§ **DATA PROVIDED**:
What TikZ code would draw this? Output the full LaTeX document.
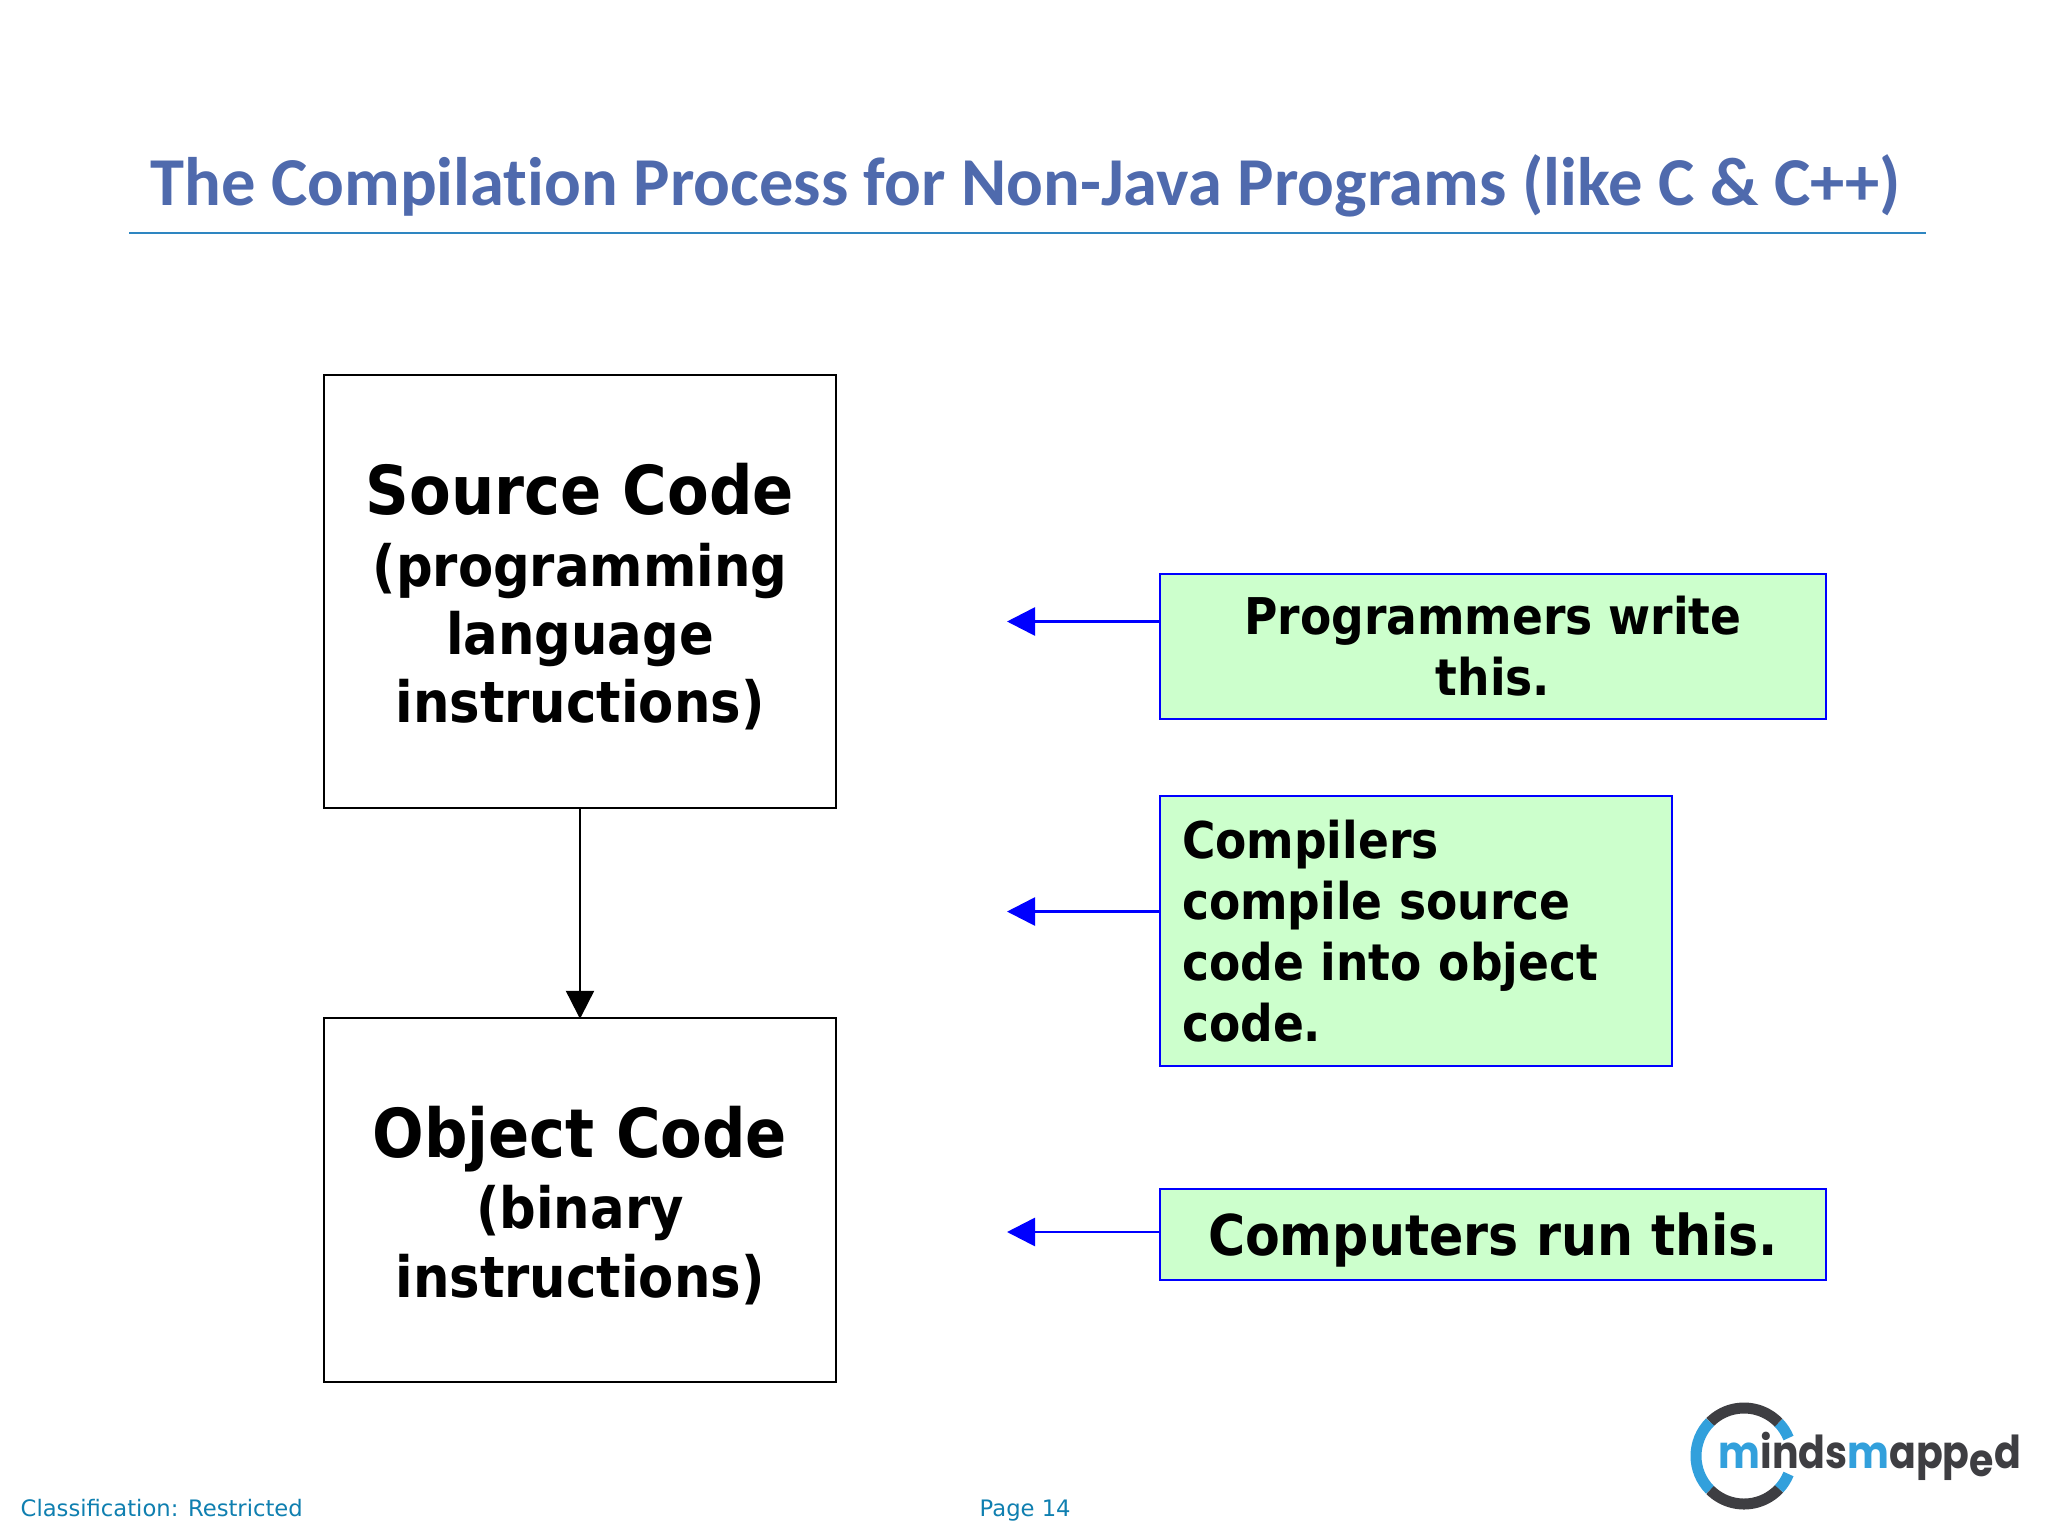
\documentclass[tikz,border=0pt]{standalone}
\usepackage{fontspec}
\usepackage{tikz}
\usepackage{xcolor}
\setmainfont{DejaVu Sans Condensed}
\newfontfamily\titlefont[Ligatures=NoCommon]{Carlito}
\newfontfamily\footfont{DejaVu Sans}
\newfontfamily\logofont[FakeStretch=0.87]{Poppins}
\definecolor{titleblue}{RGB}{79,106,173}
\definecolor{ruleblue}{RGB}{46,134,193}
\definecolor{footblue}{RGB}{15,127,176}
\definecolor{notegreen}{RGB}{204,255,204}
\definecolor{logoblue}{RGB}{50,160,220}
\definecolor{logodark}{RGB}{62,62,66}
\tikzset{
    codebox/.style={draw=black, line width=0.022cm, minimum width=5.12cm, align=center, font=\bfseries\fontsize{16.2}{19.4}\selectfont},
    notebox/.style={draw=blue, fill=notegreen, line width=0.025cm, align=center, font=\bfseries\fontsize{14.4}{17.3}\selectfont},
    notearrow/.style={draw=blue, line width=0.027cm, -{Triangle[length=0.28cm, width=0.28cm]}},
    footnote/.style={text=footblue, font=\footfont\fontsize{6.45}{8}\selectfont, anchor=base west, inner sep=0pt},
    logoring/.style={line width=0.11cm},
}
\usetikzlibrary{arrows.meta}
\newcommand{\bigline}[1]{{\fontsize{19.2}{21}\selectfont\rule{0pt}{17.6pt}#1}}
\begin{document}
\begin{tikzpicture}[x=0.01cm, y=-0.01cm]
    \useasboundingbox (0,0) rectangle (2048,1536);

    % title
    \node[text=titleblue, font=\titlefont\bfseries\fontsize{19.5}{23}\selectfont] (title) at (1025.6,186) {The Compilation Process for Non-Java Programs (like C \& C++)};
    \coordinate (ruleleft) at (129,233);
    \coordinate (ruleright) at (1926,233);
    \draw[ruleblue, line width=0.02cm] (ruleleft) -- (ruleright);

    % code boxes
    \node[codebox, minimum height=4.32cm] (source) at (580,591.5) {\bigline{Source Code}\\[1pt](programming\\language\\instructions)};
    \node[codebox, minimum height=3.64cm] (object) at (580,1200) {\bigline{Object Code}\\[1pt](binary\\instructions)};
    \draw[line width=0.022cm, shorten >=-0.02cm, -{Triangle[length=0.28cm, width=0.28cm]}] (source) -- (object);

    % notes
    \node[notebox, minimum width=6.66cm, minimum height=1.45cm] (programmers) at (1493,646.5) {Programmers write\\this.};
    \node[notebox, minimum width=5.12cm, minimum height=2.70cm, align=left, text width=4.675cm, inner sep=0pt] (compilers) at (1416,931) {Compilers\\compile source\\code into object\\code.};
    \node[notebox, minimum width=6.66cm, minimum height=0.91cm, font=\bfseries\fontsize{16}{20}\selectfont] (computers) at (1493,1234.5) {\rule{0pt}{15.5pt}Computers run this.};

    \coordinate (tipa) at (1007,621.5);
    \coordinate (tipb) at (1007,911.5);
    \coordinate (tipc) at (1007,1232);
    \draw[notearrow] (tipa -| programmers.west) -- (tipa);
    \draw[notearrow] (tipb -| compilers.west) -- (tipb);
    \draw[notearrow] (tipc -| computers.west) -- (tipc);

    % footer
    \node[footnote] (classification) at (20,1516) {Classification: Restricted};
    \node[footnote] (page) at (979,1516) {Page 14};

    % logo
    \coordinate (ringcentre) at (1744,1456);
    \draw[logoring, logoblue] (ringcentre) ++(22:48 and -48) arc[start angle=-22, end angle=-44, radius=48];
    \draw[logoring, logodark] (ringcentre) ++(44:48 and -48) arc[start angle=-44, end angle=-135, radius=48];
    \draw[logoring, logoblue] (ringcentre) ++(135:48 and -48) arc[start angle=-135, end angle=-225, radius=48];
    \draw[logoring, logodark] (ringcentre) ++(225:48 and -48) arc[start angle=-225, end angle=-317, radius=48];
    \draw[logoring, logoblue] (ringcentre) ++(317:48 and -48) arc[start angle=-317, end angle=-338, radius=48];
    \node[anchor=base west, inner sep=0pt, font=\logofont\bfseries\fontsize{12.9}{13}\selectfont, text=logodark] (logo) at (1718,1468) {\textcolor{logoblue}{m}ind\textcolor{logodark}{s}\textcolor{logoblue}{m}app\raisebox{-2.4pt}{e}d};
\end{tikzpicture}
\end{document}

§ **TASK DIRECTIONS**: Except for the pictures, reproduce every line exactly.

§ **FINISHED TASK**:
What TikZ code would draw this? Output the full LaTeX document.
\documentclass[tikz,border=0pt]{standalone}
\usepackage{fontspec}
\usepackage{tikz}
\usepackage{xcolor}
\setmainfont{DejaVu Sans Condensed}
\newfontfamily\titlefont[Ligatures=NoCommon]{Carlito}
\newfontfamily\footfont{DejaVu Sans}
\newfontfamily\logofont[FakeStretch=0.87]{Poppins}
\definecolor{titleblue}{RGB}{79,106,173}
\definecolor{ruleblue}{RGB}{46,134,193}
\definecolor{footblue}{RGB}{15,127,176}
\definecolor{notegreen}{RGB}{204,255,204}
\definecolor{logoblue}{RGB}{50,160,220}
\definecolor{logodark}{RGB}{62,62,66}
\tikzset{
    codebox/.style={draw=black, line width=0.022cm, minimum width=5.12cm, align=center, font=\bfseries\fontsize{16.2}{19.4}\selectfont},
    notebox/.style={draw=blue, fill=notegreen, line width=0.025cm, align=center, font=\bfseries\fontsize{14.4}{17.3}\selectfont},
    notearrow/.style={draw=blue, line width=0.027cm, -{Triangle[length=0.28cm, width=0.28cm]}},
    footnote/.style={text=footblue, font=\footfont\fontsize{6.45}{8}\selectfont, anchor=base west, inner sep=0pt},
    logoring/.style={line width=0.11cm},
}
\usetikzlibrary{arrows.meta}
\newcommand{\bigline}[1]{{\fontsize{19.2}{21}\selectfont\rule{0pt}{17.6pt}#1}}
\begin{document}
\begin{tikzpicture}[x=0.01cm, y=-0.01cm]
    \useasboundingbox (0,0) rectangle (2048,1536);

    % title
    \node[text=titleblue, font=\titlefont\bfseries\fontsize{19.5}{23}\selectfont] (title) at (1025.6,186) {The Compilation Process for Non-Java Programs (like C \& C++)};
    \coordinate (ruleleft) at (129,233);
    \coordinate (ruleright) at (1926,233);
    \draw[ruleblue, line width=0.02cm] (ruleleft) -- (ruleright);

    % code boxes
    \node[codebox, minimum height=4.32cm] (source) at (580,591.5) {\bigline{Source Code}\\[1pt](programming\\language\\instructions)};
    \node[codebox, minimum height=3.64cm] (object) at (580,1200) {\bigline{Object Code}\\[1pt](binary\\instructions)};
    \draw[line width=0.022cm, shorten >=-0.02cm, -{Triangle[length=0.28cm, width=0.28cm]}] (source) -- (object);

    % notes
    \node[notebox, minimum width=6.66cm, minimum height=1.45cm] (programmers) at (1493,646.5) {Programmers write\\this.};
    \node[notebox, minimum width=5.12cm, minimum height=2.70cm, align=left, text width=4.675cm, inner sep=0pt] (compilers) at (1416,931) {Compilers\\compile source\\code into object\\code.};
    \node[notebox, minimum width=6.66cm, minimum height=0.91cm, font=\bfseries\fontsize{16}{20}\selectfont] (computers) at (1493,1234.5) {\rule{0pt}{15.5pt}Computers run this.};

    \coordinate (tipa) at (1007,621.5);
    \coordinate (tipb) at (1007,911.5);
    \coordinate (tipc) at (1007,1232);
    \draw[notearrow] (tipa -| programmers.west) -- (tipa);
    \draw[notearrow] (tipb -| compilers.west) -- (tipb);
    \draw[notearrow] (tipc -| computers.west) -- (tipc);

    % footer
    \node[footnote] (classification) at (20,1516) {Classification: Restricted};
    \node[footnote] (page) at (979,1516) {Page 14};

    % logo
    \coordinate (ringcentre) at (1744,1456);
    \draw[logoring, logoblue] (ringcentre) ++(22:48 and -48) arc[start angle=-22, end angle=-44, radius=48];
    \draw[logoring, logodark] (ringcentre) ++(44:48 and -48) arc[start angle=-44, end angle=-135, radius=48];
    \draw[logoring, logoblue] (ringcentre) ++(135:48 and -48) arc[start angle=-135, end angle=-225, radius=48];
    \draw[logoring, logodark] (ringcentre) ++(225:48 and -48) arc[start angle=-225, end angle=-317, radius=48];
    \draw[logoring, logoblue] (ringcentre) ++(317:48 and -48) arc[start angle=-317, end angle=-338, radius=48];
    \node[anchor=base west, inner sep=0pt, font=\logofont\bfseries\fontsize{12.9}{13}\selectfont, text=logodark] (logo) at (1718,1468) {\textcolor{logoblue}{m}ind\textcolor{logodark}{s}\textcolor{logoblue}{m}app\raisebox{-2.4pt}{e}d};
\end{tikzpicture}
\end{document}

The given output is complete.